— BEGIN —

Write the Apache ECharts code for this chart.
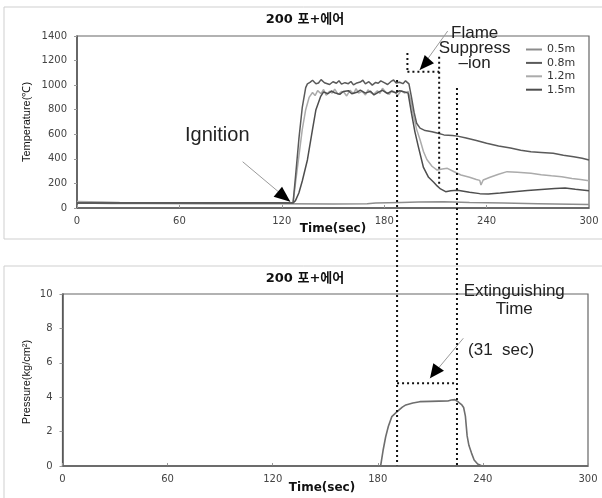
<!DOCTYPE html>
<html>
<head>
<meta charset="utf-8">
<script src="https://cdn.jsdelivr.net/npm/echarts@6/dist/echarts.min.js"></script>
<style>
  html, body { margin: 0; padding: 0; background: #fff; }
  #chart { width: 602px; height: 498px; }
</style>
</head>
<body>
<div id="chart"></div>
<script>
// ---- data ----
const chartTitle = '200 포+에어';
const seriesNames = ['0.5m', '0.8m', '1.2m', '1.5m'];
const seriesColors = ['#8c8c8c', '#5a5a5a', '#ababab', '#4e4e4e'];

const timeTicks = [0, 60, 120, 180, 240, 300];
const tempTicks = [0, 200, 400, 600, 800, 1000, 1200, 1400];
const pressTicks = [0, 2, 4, 6, 8, 10];

// temperature at 0.5 m
const time05 = [0, 10, 20, 40, 80, 120, 150, 170, 175, 190, 200, 215, 230, 250, 270, 300];
const temp05 = [40, 38, 37, 36, 35, 34, 33, 35, 40, 45, 48, 50, 45, 40, 35, 28];

// temperature at 0.8 m
const time08 = [0, 60, 126.6, 128, 130, 132, 134, 135, 136.5, 138, 140, 141.5, 143, 145, 146, 148, 150, 152, 153.5, 155, 157, 159, 160.5, 162, 164, 166, 167.5, 169, 171, 173, 175, 176.5, 178, 180, 182, 184, 185.5, 187, 189, 191, 192.5, 194.5, 196, 197.5, 199, 201, 204, 208, 211, 215, 220, 223, 228, 234, 240, 247, 254, 260, 266, 272, 279, 285, 291, 296, 300];
const temp08 = [42, 42, 42, 250, 560, 820, 980, 1010, 1022, 1040, 1012, 1018, 1045, 1020, 1030, 1005, 1028, 1015, 1036, 1008, 1020, 1012, 1030, 1002, 1018, 1025, 1040, 1010, 1028, 1000, 1022, 1015, 1035, 1020, 1005, 1030, 1042, 1018, 1024, 1012, 1035, 1010, 900, 780, 690, 650, 630, 620, 610, 595, 590, 585, 570, 550, 527, 505, 488, 470, 458, 452, 445, 430, 418, 405, 391];

// temperature at 1.2 m
const time12 = [0, 15, 25, 126.6, 128, 130, 132, 134, 136, 138, 139.5, 141, 143, 144.5, 146, 148, 149.5, 151, 153, 155, 156.5, 158, 160, 162, 163.5, 165, 167, 169, 170.5, 172, 174, 176, 177.5, 179, 181, 183, 184.5, 186, 188, 190, 192, 194, 195.5, 197, 199, 201, 203, 205, 208, 211, 214, 217, 221, 225, 230, 234, 236, 236.7, 238, 242, 247, 252, 258, 266, 272, 278, 284, 290, 295, 300];
const temp12 = [52, 48, 44, 42, 200, 420, 640, 800, 900, 940, 915, 955, 930, 965, 918, 950, 935, 968, 925, 948, 940, 912, 958, 930, 972, 935, 950, 920, 962, 940, 928, 955, 932, 975, 940, 925, 958, 942, 918, 955, 935, 950, 880, 760, 640, 555, 460, 395, 340, 309, 318, 323, 295, 269, 250, 232, 225, 187, 228, 250, 275, 296, 290, 282, 270, 262, 255, 240, 232, 222];

// temperature at 1.5 m
const time15 = [0, 60, 126.6, 128, 130, 132, 135, 138, 140, 142.7, 144.5, 147, 149, 151, 154, 156, 159, 161, 164, 166, 169, 172, 174, 177, 179, 182, 184, 187, 189, 192, 194, 196, 198, 200, 203, 206, 209, 211, 213, 216, 219, 223, 230, 236, 241, 248, 256, 264, 272, 280, 286, 292, 300];
const temp15 = [40, 40, 40, 60, 122, 220, 391, 640, 800, 906, 945, 930, 952, 938, 925, 948, 955, 930, 942, 960, 935, 950, 920, 945, 958, 932, 950, 938, 955, 945, 935, 770, 620, 500, 330, 250, 210, 180, 155, 133, 140, 145, 128, 117, 114, 122, 133, 142, 150, 158, 162, 152, 141];

// nozzle pressure
const timeP = [0, 181.6, 183, 184.5, 186, 188, 191, 194, 196, 200, 204, 210, 215, 220, 222, 223, 224, 226, 228, 229, 230, 231, 232, 233.5, 235, 237, 239.5, 300];
const pressure = [0, 0, 0.9, 1.7, 2.3, 2.87, 3.16, 3.42, 3.55, 3.66, 3.74, 3.76, 3.77, 3.78, 3.84, 3.82, 3.86, 3.72, 3.55, 3.4, 2.9, 1.75, 1.2, 0.75, 0.35, 0.12, 0, 0];

// annotation times / levels (data units)
const suppressStart = 191;     // lower chart time of suppression start
const extinguishEnd = 225.2;   // lower chart time of extinguishment
const flameMarkStart = 193.6;  // top chart bracket
const flameMarkEnd = 212.2;
const flameMarkLevel = 1110;
const pressMarkLevel = 4.81;

const zip = (xs, ys) => xs.map((x, i) => [x, ys[i]]);

const chart = echarts.init(document.getElementById('chart'), null, { renderer: 'canvas' });

const tickFont = { color: '#444', fontSize: 10, fontFamily: 'DejaVu Sans' };
function xAxisCfg(grid) {
  return {
    type: 'value', gridIndex: grid, min: 0, max: 300, interval: 60,
    axisLine: { show: true, onZero: false, lineStyle: { color: '#555', width: 1.5 } },
    axisTick: { show: true, inside: true, length: 3, lineStyle: { color: '#999' } },
    axisLabel: Object.assign({ margin: 8, formatter: v => String(v) }, tickFont),
    splitLine: { show: false }
  };
}
function yAxisCfg(grid, max, interval) {
  return {
    type: 'value', gridIndex: grid, min: 0, max: max, interval: interval,
    axisLine: { show: true, lineStyle: { color: '#555', width: 1.5 } },
    axisTick: { show: true, length: 3, lineStyle: { color: '#999' } },
    axisLabel: Object.assign({ margin: 10, formatter: v => String(v) }, tickFont),
    splitLine: { show: false }
  };
}

const tempSeries = [
  [time05, temp05], [time08, temp08], [time12, temp12], [time15, temp15]
].map((pair, i) => ({
  name: seriesNames[i], type: 'line', xAxisIndex: 0, yAxisIndex: 0,
  data: zip(pair[0], pair[1]), symbol: 'none', silent: true,
  lineStyle: { color: seriesColors[i], width: 1.5 }, itemStyle: { color: seriesColors[i] }, z: 3 + (i === 1 ? 1 : 0)
}));

chart.setOption({
  animation: false,
  grid: [
    { left: 77, top: 36, width: 512, height: 172, show: true, borderColor: '#666', borderWidth: 1.2 },
    { left: 62.5, top: 294, width: 525.5, height: 172, show: true, borderColor: '#666', borderWidth: 1.2 }
  ],
  xAxis: [xAxisCfg(0), xAxisCfg(1)],
  yAxis: [yAxisCfg(0, 1400, 200), yAxisCfg(1, 10, 2)],
  legend: {
    orient: 'vertical', left: 521, top: 38, icon: 'rect',
    itemWidth: 16, itemHeight: 2, itemGap: 0.4,
    data: seriesNames,
    textStyle: { fontSize: 11, fontFamily: 'DejaVu Sans', color: '#333', lineHeight: 13 },
    selectedMode: false
  },
  series: tempSeries.concat([{
    name: 'pressure', type: 'line', xAxisIndex: 1, yAxisIndex: 1,
    data: zip(timeP, pressure), symbol: 'none', silent: true,
    lineStyle: { color: '#6e6e6e', width: 1.6 }
  }])
});

// ---- annotations, anchored to the axes ----
const px = (g, x, y) => chart.convertToPixel({ gridIndex: g }, [x, y]);
const dotted = { stroke: '#111', lineWidth: 2, lineDash: [2, 3] };
const thin = { stroke: '#9a9a9a', lineWidth: 1 };
const annoFont = "'Liberation Sans', Arial, sans-serif";

function vline(x, y1, y2) {
  return { type: 'line', z: 100, shape: { x1: x, y1: y1, x2: x, y2: y2 }, style: dotted };
}
function hline(x1, x2, y) {
  return { type: 'line', z: 100, shape: { x1: x1, y1: y, x2: x2, y2: y }, style: dotted };
}
function arrow(tip, from, a, b) {
  return [
    { type: 'line', z: 99, shape: { x1: from[0], y1: from[1], x2: tip[0], y2: tip[1] }, style: thin },
    { type: 'polygon', z: 100, shape: { points: [tip, [tip[0] + a[0], tip[1] + a[1]], [tip[0] + b[0], tip[1] + b[1]]] }, style: { fill: '#000' } }
  ];
}

const xS = px(1, suppressStart, 0)[0];
const xE = px(1, extinguishEnd, 0)[0];
const yBottom = px(1, 0, 0.05)[1];
const g = [];

// outer frames of both panels
g.push({ type: 'rect', z: -1, shape: { x: 4, y: 7, width: 620, height: 232 }, style: { fill: 'none', stroke: '#cfcfcf', lineWidth: 1 } });
g.push({ type: 'rect', z: -1, shape: { x: 4, y: 266, width: 620, height: 250 }, style: { fill: 'none', stroke: '#cfcfcf', lineWidth: 1 } });

// titles
const titleFont = "bold 13px 'DejaVu Sans', 'Noto Sans CJK KR'";
g.push({ type: 'text', z: 101, x: 305, y: 20, style: { text: chartTitle, font: titleFont, fill: '#111', align: 'center', verticalAlign: 'middle' } });
g.push({ type: 'text', z: 101, x: 305, y: 279, style: { text: chartTitle, font: titleFont, fill: '#111', align: 'center', verticalAlign: 'middle' } });

// axis titles
const axisTitleFont = "11px 'Liberation Sans Narrow', 'Liberation Sans', sans-serif";
g.push({ type: 'text', z: 101, x: 27, y: 122, rotation: Math.PI / 2, style: { text: 'Temperature(℃)', font: axisTitleFont, fill: '#111', align: 'center', verticalAlign: 'middle' } });
g.push({ type: 'text', z: 101, x: 27, y: 382, rotation: Math.PI / 2, style: { text: 'Pressure(kg/cm²)', font: axisTitleFont, fill: '#111', align: 'center', verticalAlign: 'middle' } });
const xTitleFont = "bold 12px 'DejaVu Sans'";
g.push({ type: 'text', z: 101, x: 333, y: 229, style: { text: 'Time(sec)', font: xTitleFont, fill: '#111', align: 'center', verticalAlign: 'middle' } });
g.push({ type: 'text', z: 101, x: 322, y: 488, style: { text: 'Time(sec)', font: xTitleFont, fill: '#111', align: 'center', verticalAlign: 'middle' } });

// long dotted guides through both panels
g.push(vline(xS, px(0, 0, 1042)[1], yBottom));
g.push(vline(xE, px(0, 0, 977)[1], yBottom));

// flame suppression bracket
const fx1 = px(0, flameMarkStart, 0)[0];
const fx2 = px(0, flameMarkEnd, 0)[0];
const fy = px(0, 0, flameMarkLevel)[1];
g.push(vline(fx1, px(0, 0, 1262)[1], fy));
g.push(hline(fx1, fx2, fy));
g.push(vline(fx2, px(0, 0, 1232)[1], px(0, 0, 195)[1]));

// extinguishing bracket
g.push(hline(xS, xE, px(1, 0, pressMarkLevel)[1]));

// arrows
const ignTip = px(0, 125, 51);
arrow(ignTip, [ignTip[0] - 47.7, ignTip[1] - 40], [-8.3, -15], [-16.7, -5]).forEach(e => g.push(e));
const flameTip = px(0, 200.8, 1123);
arrow(flameTip, [flameTip[0] + 28, flameTip[1] - 39], [5, -15], [14.3, -6.7]).forEach(e => g.push(e));
const extTip = px(1, 209.8, 5.1);
arrow(extTip, [extTip[0] + 33.3, extTip[1] - 40], [3.3, -15], [14, -7.6]).forEach(e => g.push(e));

// annotation texts
const ign = px(0, 82.2, 594);
g.push({ type: 'text', z: 101, x: ign[0], y: ign[1], style: { text: 'Ignition', font: '20px ' + annoFont, fill: '#222', align: 'center', verticalAlign: 'middle' } });
const fl = px(0, 233, 1302);
g.push({ type: 'text', z: 101, x: fl[0], y: fl[1], style: { text: 'Flame\nSuppress\n–ion', font: '17px ' + annoFont, lineHeight: 15, fill: '#222', align: 'center', verticalAlign: 'middle' } });
const ext = px(1, 257.9, 9.64);
g.push({ type: 'text', z: 101, x: ext[0], y: ext[1], style: { text: 'Extinguishing\nTime', font: '17px ' + annoFont, lineHeight: 18, fill: '#222', align: 'center', verticalAlign: 'middle' } });
const sec = px(1, 231.5, 6.7);
g.push({ type: 'text', z: 101, x: sec[0], y: sec[1], style: { text: '(31  sec)', font: '17px ' + annoFont, fill: '#222', align: 'left', verticalAlign: 'middle' } });

chart.setOption({ graphic: { elements: g } });
</script>
</body>
</html>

— END —

Please repeat exactly the data above from its first line to the line that contains "const pressTicks = [0, 2, 4, 6, 8, 10];", inclusive, and leave every picture out.

Write the Apache ECharts code for this chart.
<!DOCTYPE html>
<html>
<head>
<meta charset="utf-8">
<script src="https://cdn.jsdelivr.net/npm/echarts@6/dist/echarts.min.js"></script>
<style>
  html, body { margin: 0; padding: 0; background: #fff; }
  #chart { width: 602px; height: 498px; }
</style>
</head>
<body>
<div id="chart"></div>
<script>
// ---- data ----
const chartTitle = '200 포+에어';
const seriesNames = ['0.5m', '0.8m', '1.2m', '1.5m'];
const seriesColors = ['#8c8c8c', '#5a5a5a', '#ababab', '#4e4e4e'];

const timeTicks = [0, 60, 120, 180, 240, 300];
const tempTicks = [0, 200, 400, 600, 800, 1000, 1200, 1400];
const pressTicks = [0, 2, 4, 6, 8, 10];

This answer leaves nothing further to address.